Give the Gift of Empathy

This busy and joyful season is a time with much focus on giving- and it is a great time to encourage empathy. A Time magazine article on bullying called "How Not to Raise a Bully," stated, "Increasingly neuroscientists, psychologists, and educators believe that bullying and other kids of violence can indeed be reduced by encouraging empathy at an early age."

Empathy is understanding, respecting and responding to another person's pain or difficulty.

Empathy is other-centered, thinking about and responding to what others may be feeling or experiencing, and that's why the holiday season can be a great time to grow empathy in our children.

In terms of bullying prevention, empathy works in two ways. First, it keeps children from hurting each other, be that physically or emotionally, as they consider how their actions will affect the other. Secondly, empathy moves children who may see or hear bullying happening to take action. "Bystanders" who witness bullying can respond with empathy to the person being hurt by being an "up-stander" to tell the one bullying to stop and to tell an adult who can help.

Empathy is seeing, caring and acting on another's hard or hurt.

Children need empathy taught to them.Children are by nature self-centered and need intentionally instructed to think of others. They can be taught to understand the three-part definition of empathy- identifying a need, compassionately reacting to that need, and then moving to action in response of that need. In an article from the Peaceful Playgrounds Foundation, called "Bullying Prevention: Is Empathy the Key?" four signs are given that children lack empathy.

  • Poor at reading visual cues regarding emotion (happy, sad, angry, etc.)

  • Difficulty "relating" to others

  • Difficulty being supportive of others

  • Difficulty understanding how others might "feel".

To teach empathy, we can work with children on developing these social and relational abilities. A great way to do that is simply to ask questions:

1. For reading visual emotional cues ask:

How does that person look like they're feeling? What does their face show you about how they're feeling on the inside? Find a chart that shows lots of faces with lots of feelings and practice identifying the feelings.

2. For relating to others ask:

What do you think it would feel like to be in their shoes? If that happened to you, how do you think you would feel? Have you ever had anything similar happen in your life? Write a story about that person and describe their actions and feelings.

3. For supporting others:

How can we help this person? What would be a way you could help this person with their problem? Design a service project that helps another person or family in need.

4. For understanding how others feel:

What do you think this person may be thinking? How do you think they might be feeling? Can you think of 2 or 3 "feeling" words to describe their situation? Again use an emotions chart to discuss many emotions beyond just happy and sad.

Children need empathy modeled for them.

We know with children "more is caught than taught." They are learning from our example as we respond to different situations in our homes and schools. If we learn that our neighbors lost their dear grandmother, we can demonstrate seeing the need, caring about that need, and then acting in response to that need by taking a meal, or a card or a tray of cookies. Do they see us stopping to respond to needs- or are we always rushing by needs? As you are showing empathy and compassion for others, talk about it intentionally so they are learning as you go.

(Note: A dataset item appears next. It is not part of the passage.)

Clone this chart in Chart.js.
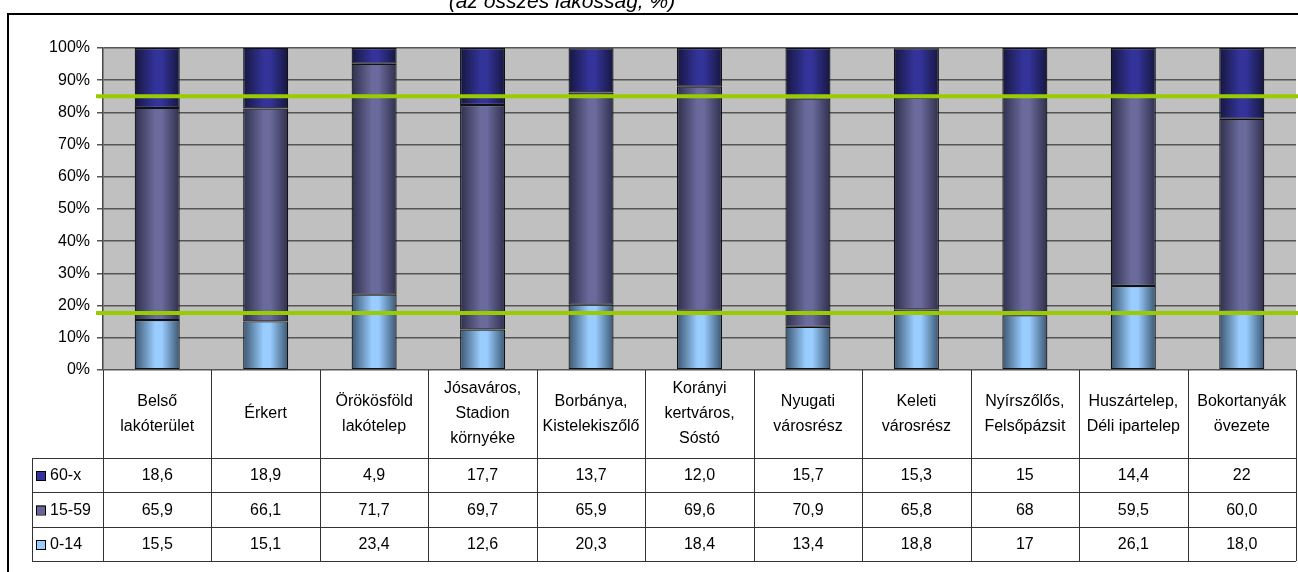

Children need empathy shown to them.

As we say in our parent programs, "being a kid today is hard (especially in middle school!)." Teachers and parents can have an empathetic response with an approach of "I know it's hard, and I'm here to help." Children and teens put so much pressure on themselves added to pressure from school and activities. As the adults in their lives who love and care for them, we have to ask ourselves honestly, "Am I helping with that load of pressure? Or am I adding more to it?" A compassionate adult is able to connect relationally to a child in a way that affords great protection from many unhealthy choices. When children are connected to teachers and parents, they are protected. Their needs to unconditional love and acceptance are met at home and in school, and they are less likely to "go looking for love in all the wrong places."

As you "hustle and bustle" this year, will you consider giving the gift of empathy to your children and those around you? It's a gift that will help them bully and be bullied less and stand up for others more. It's a gift that will draw them closer to you and keep them safer with you. And that indeed makes for happy holidays!